Ses tribunes sont vides de supporteurs, le terrain servant d’héliport aux travailleurs humanitaires qui ne prennent toujours pas la route à cause de possibles embuscades jihadistes.
Les tranchées qui encerclent la ville sont aussi la preuve que si les militaires tiennent désormais les grandes agglomérations du nord-est, devenues des villes-garnisons, les campagnes restent à la merci des insurgés.
La mort en mai 2021 du chef de Boko Haram Abubakar Shekau, tué par les combattants de l'État islamique en Afrique de l'Ouest (Iswap), n'a pas sonné la fin du conflit qui a fait plus de 40.000 morts et deux millions de déplacés depuis 2009. Elle a juste consacré ce groupe rival comme la force jihadiste dominante dans la région.
"Je suis heureuse de revivre à Bama, mais on ne peut pas dire que le conflit soit derrière nous", confie Halima.
"Parfois, on entend des coups de feu dans la nuit, ou même des explosions, les jihadistes ne sont pas loin", témoigne la mère de famille.
Et chaque jour, "des centaines de personnes continuent d'arriver des villages toujours contrôlés par les groupes armés, épuisées de fatigue et de faim", témoigne Ousmane Umar, un travailleur humanitaire.
Ceux-là trouvent refuge dans le camp de déplacés de Bama, lui aussi derrière les tranchées qui protègent la ville. Construit initialement pour 25.000 personnes, il en accueille désormais 88.000 selon l'ONU.

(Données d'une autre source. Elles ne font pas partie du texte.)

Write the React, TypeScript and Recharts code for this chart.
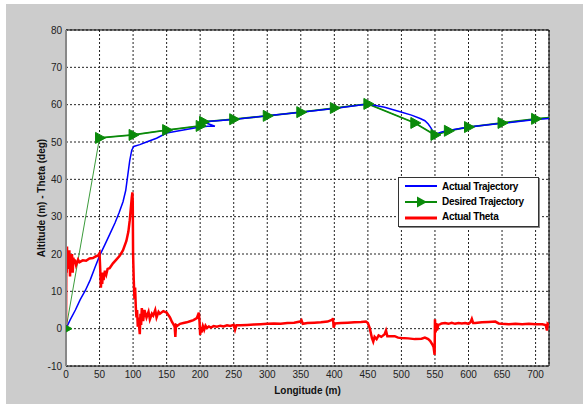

Depuis juin 2021, 60.000 personnes y sont arrivées: des villageois qui vivaient sous le joug du groupe Boko Haram et/ou des familles des milliers de jihadistes qui se sont récemment rendus aux autorités.
Destins brisés
À l’entrée du camp, des femmes et des hommes à la mine grave traînent leurs silhouettes vers les milliers de cabanes de tôle, au milieu de centaines d'enfants.

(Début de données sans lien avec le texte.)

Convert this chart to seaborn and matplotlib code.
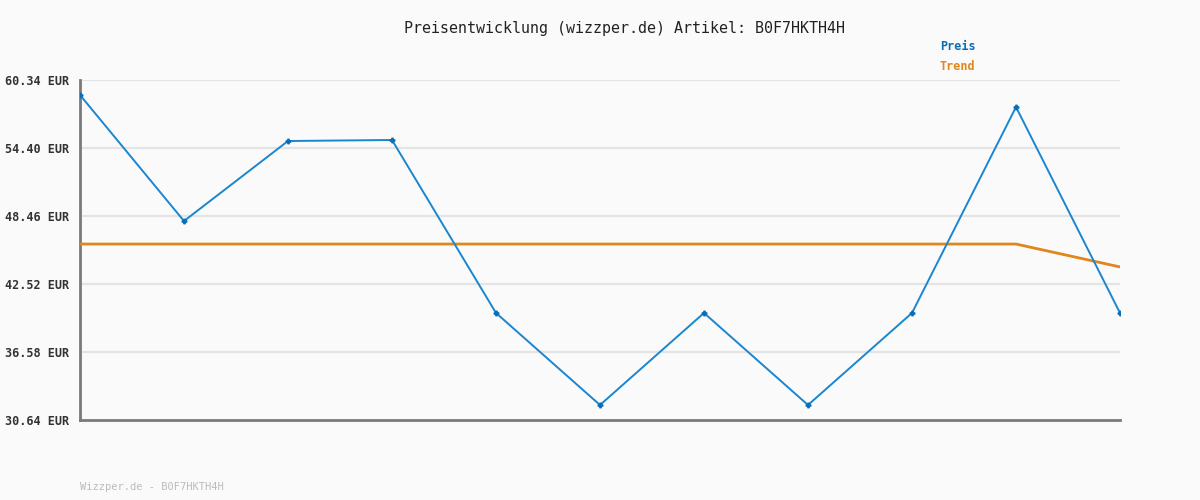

"Ici, tout le monde a une histoire terrible à raconter. Des proches tués par Boko Haram, dans les bombardements de l'armée, ou juste par la faim" témoigne Immaculate Patrick, une jeune travailleuse humanitaire dans le camp.
Des destins brisés par les insurgés, comme Aïsha Abubakar, 20 ans, les traits tirés.
Arrivée il y a 8 mois, elle a retrouvé ses parents après 7 ans d'une épouvantable séparation : kidnappée à l'âge de 13 ans par Boko Haram, elle a été mariée de force à l'un de leurs officiers.
"Il avait cinquante ans", dit-elle le regard fixe à l'horizon.
"J'ai vu tant de personnes se faire tuer, des filles utilisées pour se faire sauter dans les marchés", poursuit Aïsha.
D'autres ont vu leur vie détruite par l'armée. Comme Ibrahim, 33 ans, qui a retrouvé dans ce camp sa femme et ses enfants il y a neuf mois, après avoir passé des années en prison pour avoir, dit-il, été "injustement" soupçonné d'être un combattant jihadiste.
Visiblement traumatisé, il raconte comment il a partagé durant 8 mois une cellule avec des centaines d'hommes, sans pouvoir même s'allonger au sol. "Certains sont morts de faim ou de fièvre", lâche-t-il, tapant frénétiquement sa main contre sa cuisse.
Aujourd'hui, Ibrahim partage avec dix membres de sa famille une hutte de fortune dans le camp de Bama. "Ce n'est pas vivable, mais où voulez-vous qu'on aille ?", demande-il.
Les 50.000 enfants du camp se partagent une seule école primaire. Les installations sanitaires y sont trop rares.
"Les déplacés vivent littéralement les uns sur les autres. C'est une situation dramatique (...) avec un risque que des épidémies se déclarent", alerte le chef du Bureau de la coordination des affaires humanitaires de l'ONU (Ocha) au Nigeria, Trond Jensen.
L'ONU et les autorités disent travailler à étendre au plus vite le camp de Bama, pour éviter que ces hommes et ces femmes ne soient contraints de passer de l'autre côté des tranchées. Là où les jihadistes du groupe État islamique continuent de lancer leurs attaques, et l'armée ses bombardements.